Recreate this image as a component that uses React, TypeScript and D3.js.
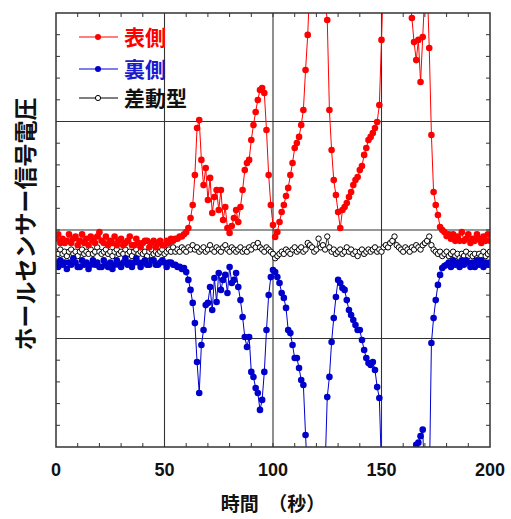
import React from "react";
import * as d3 from "d3";

// time axis (seconds), sampled every 1 s
const times: number[] = d3.range(0, 201, 1);

// 表側 (front side) signal, arbitrary units
const frontValues: number[] = [
  9.6, 9.8, 9.4, 9.6, 9.4, 9.5, 9.8, 9.4, 9.6, 9.7,
  9.3, 9.5, 9.8, 9.4, 9.6, 9.3, 9.7, 9.5, 9.4, 9.7,
  9.9, 9.5, 9.4, 9.7, 9.3, 9.5, 9.4, 9.7, 9.3, 9.5,
  9.6, 9.3, 9.4, 9.5, 9.7, 9.3, 9.3, 9.6, 9.4, 9.2,
  9.4, 9.5, 9.5, 9.2, 9.4, 9.5, 9.2, 9.4, 9.5, 9.3,
  9.3, 9.5, 9.4, 9.6, 9.5, 9.6, 9.6, 9.7, 9.7, 9.8,
  9.9, 10.09, 10.55, 11.15, 12.53, 14.7, 15.07, 13.23, 12.07, 12.86,
  11.38, 12.4, 10.78, 11.52, 11.84, 10.92, 11.84, 10.46, 11.06, 10.09,
  9.86, 10.18, 10.55, 10.92, 10.37, 11.06, 11.84, 12.76, 13.09, 13.23,
  14.15, 14.84, 15.44, 15.99, 16.45, 16.54, 16.31, 14.61, 12.53, 11.15,
  10.23, 9.68, 9.91, 10.37, 10.83, 11.15, 11.57, 11.94, 12.53, 13.09,
  13.78, 14.01, 14.29, 14.84, 15.53, 17.37, 18.99, 21.5, 23, 24,
  24, 23.5, 22.5, 21.5, 20.5, 19.68, 15.53, 13.69, 12.3, 11.61,
  10.83, 10.09, 10.92, 11.06, 11.24, 11.52, 11.75, 12.07, 12.3, 12.44,
  12.76, 12.95, 13.46, 13.78, 14.15, 14.29, 14.47, 14.7, 14.98, 15.76,
  18.76, 22, 24, 25, 25.5, 25, 24.5, 24, 23.5, 23,
  22.5, 22, 21.5, 20.8, 19.77, 18.66, 17.83, 18.76, 16.82, 18.89,
  21, 21.5, 18.39, 14.38, 11.75, 11.15, 10.69, 10.14, 10.0, 9.91,
  9.72, 9.8, 9.6, 9.8, 9.5, 9.7, 9.5, 9.9, 9.5, 9.6,
  9.8, 9.4, 9.6, 9.5, 9.8, 9.6, 9.4, 9.7, 9.5, 9.8,
  9.5,
];

// 裏側 (back side) signal
const backValues: number[] = [
  8.5, 8.3, 8.6, 8.4, 8.5, 8.2, 8.5, 8.4, 8.7, 8.5,
  8.3, 8.3, 8.6, 8.4, 8.5, 8.2, 8.4, 8.6, 8.4, 8.5,
  8.3, 8.3, 8.6, 8.4, 8.3, 8.5, 8.2, 8.4, 8.6, 8.4,
  8.3, 8.5, 8.7, 8.4, 8.5, 8.3, 8.5, 8.7, 8.5, 8.3,
  8.5, 8.6, 8.4, 8.4, 8.6, 8.6, 8.4, 8.4, 8.5, 8.6,
  8.5, 8.3, 8.5, 8.5, 8.4, 8.4, 8.3, 8.3, 8.2, 8.25,
  8.06, 7.7, 7.24, 6.64, 5.71, 3.92, 2.49, 4.7, 5.39, 6.54,
  6.64, 7.37, 6.31, 7.79, 6.68, 8.02, 7.24, 7.7, 7.93, 7.1,
  8.29, 7.56, 7.7, 8.02, 7.37, 6.77, 5.99, 5.07, 4.61, 5.07,
  3.46, 3.23, 2.72, 2.49, 1.71, 2.17, 3.46, 5.39, 7.0, 7.83,
  8.16, 8.06, 7.83, 7.56, 7.1, 6.87, 6.41, 5.39, 5.25, 4.7,
  4.1, 4.1, 3.64, 3.09, 2.86, 0.55, -1.5, -3, -4, -4.5,
  -4.5, -4, -3, -2, -1, 2.3, 3.23, 4.84, 5.94, 6.91,
  7.7, 7.56, 7.33, 7.24, 6.77, 6.31, 6.08, 5.85, 5.62, 5.39,
  5.39, 4.93, 4.47, 4.1, 3.87, 3.78, 3.92, 3.55, 2.76, 2.26,
  -1, -3, -4, -4.5, -5, -5, -5, -4.5, -4.5, -4,
  -4, -3.5, -3, -2.5, -2, -0.5, 0.1, 0.2, 0.5, 0.8,
  -2, -3, -2, 4.79, 5.94, 6.77, 7.47, 7.93, 8.25, 8.34,
  8.4, 8.5, 8.3, 8.6, 8.4, 8.5, 8.3, 8.6, 8.4, 8.6,
  8.5, 8.3, 8.5, 8.3, 8.6, 8.4, 8.6, 8.3, 8.5, 8.4,
  8.5,
];

// 差動型 (differential) signal
const diffValues: number[] = [
  9.0, 8.9, 9.1, 8.9, 9.0, 8.8, 9.0, 9.1, 8.9, 9.0,
  8.8, 9.0, 9.1, 8.9, 9.0, 8.9, 9.1, 8.9, 9.0, 9.2,
  9.0, 8.9, 9.0, 9.1, 8.9, 9.0, 8.8, 9.0, 9.1, 8.9,
  9.0, 8.9, 9.1, 8.9, 9.0, 8.8, 9.0, 9.1, 8.9, 9.0,
  8.9, 9.0, 8.8, 9.0, 9.1, 8.9, 9.0, 8.9, 9.0, 9.1,
  8.9, 9.0, 9.1, 9.0, 9.2, 9.0, 9.1, 9.0, 9.2, 9.1,
  9.0, 9.2, 9.1, 9.3, 9.1, 9.2, 9.0, 9.1, 9.2, 9.0,
  9.1, 9.3, 9.1, 9.0, 9.2, 9.1, 9.0, 9.2, 9.3, 9.1,
  9.0, 9.2, 9.1, 9.0, 9.1, 9.2, 9.0, 9.1, 9.0, 9.2,
  9.1, 9.3, 9.2, 9.4, 9.2, 9.1, 9.0, 9.2, 9.1, 9.0,
  8.9, 8.7, 8.8, 8.9, 9.0, 8.9, 9.1, 9.0, 8.9, 9.1,
  9.2, 9.0, 9.1, 9.2, 9.0, 9.1, 9.4, 9.3, 9.2, 9.0,
  9.1, 9.6, 9.2, 9.3, 9.1, 9.7, 9.2, 9.0, 9.1, 8.9,
  9.0, 9.1, 8.9, 9.0, 9.2, 9.0, 9.1, 8.9, 9.0, 8.8,
  9.0, 9.1, 8.9, 9.0, 9.1, 9.0, 9.1, 9.2, 9.0, 9.1,
  9.0, 9.2, 9.3, 9.2, 9.4, 9.5, 9.7, 9.3, 9.2, 9.1,
  9.0, 9.2, 9.1, 9.0, 9.2, 9.1, 9.3, 9.2, 9.1, 9.3,
  9.4, 9.5, 9.7, 9.3, 9.1, 9.0, 8.9, 9.0, 8.8, 8.9,
  9.0, 8.8, 8.9, 9.0, 8.8, 8.9, 8.7, 8.9, 8.8, 9.0,
  8.8, 8.9, 8.8, 8.9, 8.7, 8.9, 8.8, 9.0, 8.8, 8.9,
  9.0,
];

const xTickValues: number[] = [0, 50, 100, 150, 200];
const xTickLabels: string[] = ["0", "50", "100", "150", "200"];
const xGridValues: number[] = [50, 100, 150];
const yGridValues: number[] = [5, 10, 15];
const xMinorTicks: number[] = d3.range(10, 200, 10);
const yMinorTicks: number[] = d3.range(1, 20, 1);

const legendLabels: string[] = ["表側", "裏側", "差動型"];
const xTitle = "時間　（秒）";
const yTitle = "ホールセンサー信号電圧";

const W = 511;
const H = 519;
const M = { left: 56, top: 13, right: 21, bottom: 72 };
const PW = W - M.left - M.right;
const PH = H - M.top - M.bottom;

const RED = "#ff0000";
const BLUE = "#0000cc";
const FRAME = "#333333";
const JP = "'Noto Sans CJK JP', 'Noto Sans', sans-serif";
const NUM = "'Liberation Sans', Arial, sans-serif";

export default function App() {
  const x = d3.scaleLinear().domain([0, 200]).range([M.left, M.left + PW]);
  const y = d3.scaleLinear().domain([0, 20]).range([M.top + PH, M.top]);

  const mk = (vals: number[]) =>
    d3
      .line<number>()
      .x((_, i) => x(times[i]))
      .y((v) => y(v))(vals) || "";

  const tickLen = 4;
  const legendY = [37, 69, 98];
  const legendColors = [RED, BLUE, "#000"];
  const legendText = [RED, "#1a1ad0", "#111"];

  return (
    <svg
      width={W}
      height={H}
      style={{ position: "absolute", left: 0, top: 0, background: "#fff" }}
    >
      <defs>
        <clipPath id="plotClip">
          <rect x={M.left} y={M.top} width={PW} height={PH} />
        </clipPath>
      </defs>
      <rect x={0} y={0} width={W} height={H} fill="#fff" />

      {/* grid */}
      {xGridValues.map((v) => (
        <line key={"gx" + v} x1={x(v)} x2={x(v)} y1={M.top} y2={M.top + PH} stroke={FRAME} strokeWidth={1.1} />
      ))}
      {yGridValues.map((v) => (
        <line key={"gy" + v} x1={M.left} x2={M.left + PW} y1={y(v)} y2={y(v)} stroke={FRAME} strokeWidth={1.1} />
      ))}

      {/* minor ticks */}
      {xMinorTicks.map((v) => (
        <g key={"tx" + v}>
          <line x1={x(v)} x2={x(v)} y1={M.top + PH} y2={M.top + PH - tickLen} stroke={FRAME} />
          <line x1={x(v)} x2={x(v)} y1={M.top} y2={M.top + tickLen} stroke={FRAME} />
        </g>
      ))}
      {yMinorTicks.map((v) => (
        <g key={"ty" + v}>
          <line x1={M.left} x2={M.left + tickLen} y1={y(v)} y2={y(v)} stroke={FRAME} />
          <line x1={M.left + PW} x2={M.left + PW - tickLen} y1={y(v)} y2={y(v)} stroke={FRAME} />
        </g>
      ))}

      {/* data */}
      <g clipPath="url(#plotClip)">
        <path d={mk(diffValues)} fill="none" stroke="#000" strokeWidth={0.8} />
        {diffValues.map((v, i) => (
          <circle key={"d" + i} cx={x(times[i])} cy={y(v)} r={2.7} fill="#fff" stroke="#000" strokeWidth={1} />
        ))}
        <path d={mk(backValues)} fill="none" stroke={BLUE} strokeWidth={1} />
        {backValues.map((v, i) => (
          <circle key={"b" + i} cx={x(times[i])} cy={y(v)} r={3.3} fill={BLUE} />
        ))}
        <path d={mk(frontValues)} fill="none" stroke={RED} strokeWidth={1} />
        {frontValues.map((v, i) => (
          <circle key={"f" + i} cx={x(times[i])} cy={y(v)} r={3.3} fill={RED} />
        ))}
      </g>

      {/* frame */}
      <rect x={M.left} y={M.top} width={PW} height={PH} fill="none" stroke={FRAME} strokeWidth={1.5} />

      {/* legend */}
      {legendLabels.map((lab, i) => (
        <g key={"lg" + i}>
          <line x1={79} x2={118} y1={legendY[i]} y2={legendY[i]} stroke={legendColors[i]} strokeWidth={1.2} />
          {i < 2 ? (
            <circle cx={98} cy={legendY[i]} r={3} fill={legendColors[i]} />
          ) : (
            <circle cx={98} cy={legendY[i]} r={2.6} fill="#fff" stroke="#000" strokeWidth={1} />
          )}
          <text
            x={124}
            y={legendY[i]}
            dy="0.36em"
            fill={legendText[i]}
            fontFamily={JP}
            fontWeight="bold"
            fontSize={21}
          >
            {lab}
          </text>
        </g>
      ))}

      {/* x tick labels */}
      {xTickValues.map((v, i) => (
        <text
          key={"xl" + v}
          x={x(v)}
          y={476}
          textAnchor="middle"
          fontFamily={NUM}
          fontWeight="bold"
          fontSize={18}
          fill="#111"
        >
          {xTickLabels[i]}
        </text>
      ))}

      {/* axis titles */}
      <text
        x={x(100)}
        y={511}
        textAnchor="middle"
        fontFamily={JP}
        fontWeight="bold"
        fontSize={19}
        fill="#111"
      >
        {xTitle}
      </text>
      <text
        transform={`translate(26, 224) rotate(-90)`}
        textAnchor="middle"
        dy="0.36em"
        fontFamily={JP}
        fontWeight="bold"
        fontSize={23}
        fill="#111"
      >
        {yTitle}
      </text>
    </svg>
  );
}
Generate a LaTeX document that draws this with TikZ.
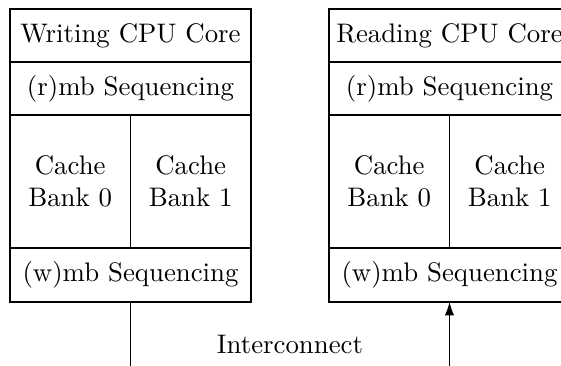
\documentclass[tikz,border=0pt]{standalone}
\usetikzlibrary{arrows.meta}
\begin{document}
\begin{tikzpicture}[x=0.373pt,y=-0.373pt,
  cell/.style={draw,line width=0.4pt,inner sep=0pt,outer sep=0pt,anchor=north west,align=center,font=\normalsize},
  wide/.style={cell,minimum width=241*0.373pt,minimum height=53*0.373pt},
  bank/.style={cell,minimum width=120.5*0.373pt,minimum height=133*0.373pt},
  conn/.style={draw,line width=0.4pt}]
\useasboundingbox (0,0) rectangle (561,365);
% writing core
\node[wide] (wcore) at (10,9) {Writing CPU Core};
\node[wide] (wr) at (10,62) {(r)mb Sequencing};
\node[bank] (wc0) at (10,115) {Cache\\Bank 0};
\node[bank] (wc1) at (130.5,115) {Cache\\Bank 1};
\node[wide,minimum height=54*0.373pt] (ww) at (10,248) {(w)mb Sequencing};
% reading core
\node[wide] (rcore) at (329,9) {Reading CPU Core};
\node[wide] (rr) at (329,62) {(r)mb Sequencing};
\node[bank] (rc0) at (329,115) {Cache\\Bank 0};
\node[bank] (rc1) at (449.5,115) {Cache\\Bank 1};
\node[wide,minimum height=54*0.373pt] (rw) at (329,248) {(w)mb Sequencing};
% interconnect
\coordinate (wend) at (130.5,366);
\coordinate (rend) at (449.5,366);
\node (ic) at (290,344) {Interconnect};
\draw[conn] (ww.south) -- (wend);
\draw[conn,-{Latex[length=5pt,width=3.5pt]}] (rend) -- (rw.south);
\end{tikzpicture}
\end{document}
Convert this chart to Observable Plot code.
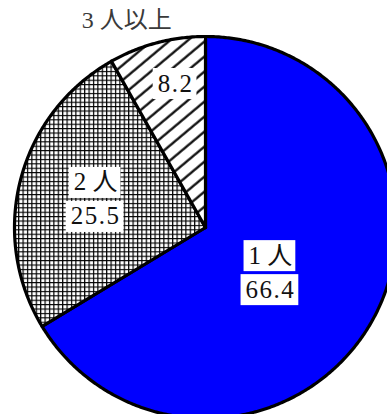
<!DOCTYPE html>
<html><head><meta charset="utf-8">
<script src="https://cdn.jsdelivr.net/npm/d3@7"></script>
<script src="https://cdn.jsdelivr.net/npm/@observablehq/plot@0.6"></script>
<style>body{margin:0;background:#fff;overflow:hidden}</style>
</head><body><div id="chart"></div>
<script>
// ---- data ----
const categories = ["1人", "2人", "3人以上"];
const percents = [66.4, 25.5, 8.2];
const valueLabels = ["66.4", "25.5", "8.2"];

// ---- layout / style ----
const W = 387, H = 414, cx = 205, cy = 227, R = 191;
const fills = ["#0000ff", "url(#gridPat)", "url(#hatchPat)"];
const labelRadius = [0.414, 0.594, 0.77];
const labelTurn = [5.4, -0.35, 3];
const outerRadius = 1.16, outerTurn = -6.1;
const FONT = "'Liberation Serif','Noto Sans CJK JP',serif";
const FS = 25;

const total = d3.sum(percents);
let acc = 0;
const slices = percents.map((v, i) => {
  const a0 = acc / total * 360; acc += v; const a1 = acc / total * 360;
  return {i, a0, a1, mid: (a0 + a1) / 2};
});
const polar = (r, deg) => ({x: r * Math.sin(deg * Math.PI / 180), y: r * Math.cos(deg * Math.PI / 180)});
const shapes = slices.map(s => {
  const n = Math.max(2, Math.ceil((s.a1 - s.a0) / 0.5));
  const pts = [{x: 0, y: 0}];
  for (let k = 0; k <= n; k++) pts.push(polar(1, s.a0 + (s.a1 - s.a0) * k / n));
  pts.push({x: 0, y: 0});
  return pts;
});
const spaced = c => c.replace(/^(\d)/, "$1 ");
const inner = slices.slice(0, 2).map(s => ({...polar(labelRadius[s.i], s.mid + labelTurn[s.i]), cat: spaced(categories[s.i]), val: valueLabels[s.i]}));
const small = slices.slice(2).map(s => ({...polar(labelRadius[s.i], s.mid + labelTurn[s.i]), val: valueLabels[s.i]}));
const outer = slices.slice(2).map(s => ({...polar(outerRadius, s.mid + outerTurn), cat: spaced(categories[s.i])}));

const tag = cls => (index, scales, values, dims, ctx, next) => { const g = next(index, scales, values, dims, ctx); g.setAttribute("class", cls); return g; };

const plot = Plot.plot({
  width: W, height: H, margin: 0,
  x: {domain: [-cx / R, (W - cx) / R], axis: null},
  y: {domain: [-(H - cy) / R, cy / R], axis: null},
  style: {background: "white", fontFamily: FONT},
  marks: [
    ...shapes.map((pts, i) => Plot.line(pts, {x: "x", y: "y", fill: fills[i], stroke: "black", strokeWidth: 3.2, strokeLinejoin: "round"})),
    Plot.text(inner, {x: "x", y: "y", text: "cat", dy: -17, fontSize: FS, fill: "#111", render: tag("boxed")}),
    Plot.text(inner, {x: "x", y: "y", text: "val", dy: 17, fontSize: FS, fill: "#111", render: tag("boxed num")}),
    Plot.text(small, {x: "x", y: "y", text: "val", fontSize: FS, fill: "#111", render: tag("boxed num")}),
    Plot.text(outer, {x: "x", y: "y", text: "cat", fontSize: 24, fill: "#3a3a3a"})
  ]
});
document.getElementById("chart").appendChild(plot);

// patterns
const svg = d3.select(plot);
const defs = svg.insert("defs", ":first-child");
const gs = 4.4;
const gp = defs.append("pattern").attr("id", "gridPat").attr("patternUnits", "userSpaceOnUse").attr("width", gs).attr("height", gs);
gp.append("rect").attr("width", gs).attr("height", gs).attr("fill", "white");
gp.append("path").attr("d", `M0.6,0V${gs}M0,0.6H${gs}`).attr("stroke", "#000").attr("stroke-width", 1.2);
const hs = 11.5;
const hp = defs.append("pattern").attr("id", "hatchPat").attr("patternUnits", "userSpaceOnUse").attr("width", hs).attr("height", hs).attr("patternTransform", "rotate(50)");
hp.append("rect").attr("width", hs).attr("height", hs).attr("fill", "white");
hp.append("path").attr("d", `M1.5,0V${hs}`).attr("stroke", "black").attr("stroke-width", 2.2);

svg.selectAll("g.num").style("letter-spacing", "1.5px");

// white boxes behind boxed labels
svg.selectAll("g.boxed text").each(function() {
  const t = this, b = t.getBBox();
  d3.select(t.parentNode).insert("rect", () => t)
    .attr("x", b.x - 5).attr("y", -15.5).attr("width", b.width + 8).attr("height", 31)
    .attr("transform", t.getAttribute("transform"))
    .attr("fill", "white");
});
</script></body></html>
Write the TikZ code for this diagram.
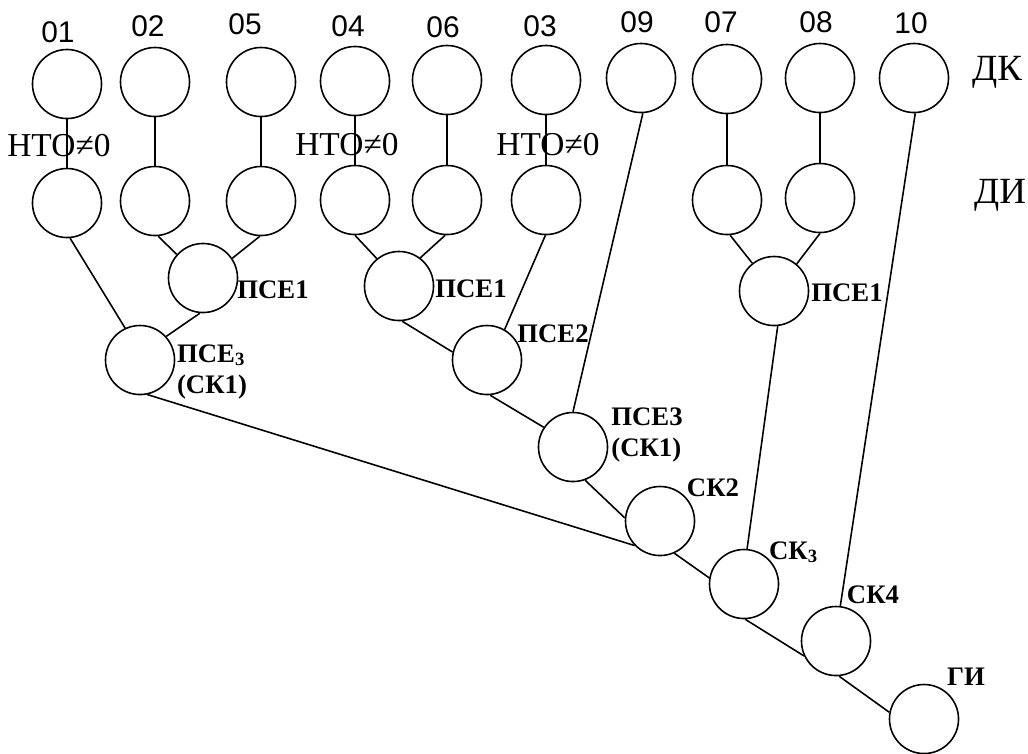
\documentclass[tikz,border=0pt]{standalone}
\usepackage{fontspec}
\setmainfont{Liberation Serif}
\newfontfamily\numfont{Liberation Sans}
\usetikzlibrary{positioning}

\begin{document}
\begin{tikzpicture}[x=0.01cm, y=-0.01cm]
\tikzstyle{unit} = [circle, draw, line width=0.45pt, minimum size=6.9mm, inner sep=0pt]
\tikzstyle{num} = [inner sep=0pt, font=\fontsize{8.5}{10}\numfont]
\tikzstyle{tag} = [inner sep=0pt, align=left, font=\fontsize{7.6}{9}\selectfont\bfseries]
\tikzstyle{cond} = [inner sep=0pt, font=\fontsize{9.5}{11}\rmfamily]
\tikzstyle{level} = [inner sep=0pt, font=\fontsize{10.5}{12}\rmfamily]
\tikzstyle{line} = [draw, line width=0.45pt]
\useasboundingbox (0,0) rectangle (1028,753);

% row ДК
\node [unit] (dk01) at (67,84) {};
\node [unit] (dk02) at (155,82) {};
\node [unit] (dk05) at (261,82) {};
\node [unit] (dk04) at (355,81) {};
\node [unit] (dk06) at (447,80) {};
\node [unit] (dk03) at (546,80) {};
\node [unit] (dk09) at (641,78) {};
\node [unit] (dk07) at (727,79) {};
\node [unit] (dk08) at (820,78) {};
\node [unit] (dk10) at (914,78) {};
\node [num] (n01) at (58,32) {01};
\node [num] (n02) at (148,26) {02};
\node [num] (n05) at (245,24) {05};
\node [num] (n04) at (348,26) {04};
\node [num] (n06) at (443,27) {06};
\node [num] (n03) at (540,26) {03};
\node [num] (n09) at (637,22) {09};
\node [num] (n07) at (721,22) {07};
\node [num] (n08) at (816,22) {08};
\node [num] (n10) at (911,23) {10};
\node [level] (dk) at (997,72) {ДК};

% row ДИ
\node [unit] (di01) at (67,203) {};
\node [unit] (di02) at (155,201) {};
\node [unit] (di05) at (261,201) {};
\node [unit] (di04) at (355,200) {};
\node [unit] (di06) at (447,200) {};
\node [unit] (di03) at (546,200) {};
\node [unit] (di07) at (727,200) {};
\node [unit] (di08) at (820,198) {};
\node [level] (di) at (1000,195) {ДИ};

% ПСЕ and СК
\node [unit] (p1a) at (203,278) {};
\node [unit] (p3a) at (140,360) {};
\node [unit] (p1b) at (399,286) {};
\node [unit] (p2) at (487,360) {};
\node [unit] (p3b) at (573,447) {};
\node [unit] (p1c) at (774,291) {};
\node [unit] (sk2) at (660,521) {};
\node [unit] (sk3) at (744,584) {};
\node [unit] (sk4) at (836,641) {};
\node [unit] (gi) at (924,719) {};
\node [tag] (t1a) at (273,290) {ПСЕ1};
\node [tag] (t3a) at (212,372) {ПСЕ\textsubscript{3}\\(СК1)};
\node [tag] (t1b) at (471,289) {ПСЕ1};
\node [tag] (t2) at (553,334) {ПСЕ2};
\node [tag] (t3b) at (647,435) {ПСЕ3\\(СК1)};
\node [tag] (t1c) at (847,293) {ПСЕ1};
\node [tag] (tk2) at (713,488) {СК2};
\node [tag] (tk3) at (794,552) {СК\textsubscript{3}};
\node [tag] (tk4) at (873,595) {СК4};
\node [tag] (tgi) at (966,677) {ГИ};

\tikzstyle{every path}=[line]
\path (dk01) -- (di01);
\path (dk02) -- (di02);
\path (dk05) -- (di05);
\path (dk04) -- (di04);
\path (dk06) -- (di06);
\path (dk03) -- (di03);
\path (dk07) -- (di07);
\path (dk08) -- (di08);
\node [cond] (c01) at (59,146) {НТО≠0};
\node [cond] (c04) at (347,145) {НТО≠0};
\node [cond] (c03) at (548,145) {НТО≠0};
% left group
\path (di02.-85) -- (p1a.138);
\path (di05.-92) -- (p1a.34);
\path (di01.-85) -- (p3a.115);
\path (p1a.-95) -- (p3a.42);
\path (p3a.-78) -- (sk2.224);
% middle group
\path (di04.-90) -- (p1b.129);
\path (di06.-93) -- (p1b.53);
\path (p1b.-85) -- (p2.167);
\path (di03.-91) -- (p2.60);
\path (p2.-85) -- (p3b.146);
\path (dk09.-87) -- (p3b.90);
\path (p3b.-70) -- (sk2.175);
% right group
\path (di07.-85) -- (p1c.128);
\path (di08.-90) -- (p1c.50);
\path (p1c.-84) -- (sk3.85);
\path (sk2.-66) -- (sk3.170);
\path (sk3.-88) -- (sk4.205);
\path (dk10.-88) -- (sk4.83);
\path (sk4.-85) -- (gi.169);
\end{tikzpicture}
\end{document}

◆ **WHAT IS ASKED**
Leave out the pictures, then repeat the listing above exactly from its first line to the line with "const times: number[] = d3.range(0, 201, 1);", inclusive.

◆ **COMPLETE RESPONSE**
Recreate this image as a component that uses React, TypeScript and D3.js.
import React from "react";
import * as d3 from "d3";

// time axis (seconds), sampled every 1 s
const times: number[] = d3.range(0, 201, 1);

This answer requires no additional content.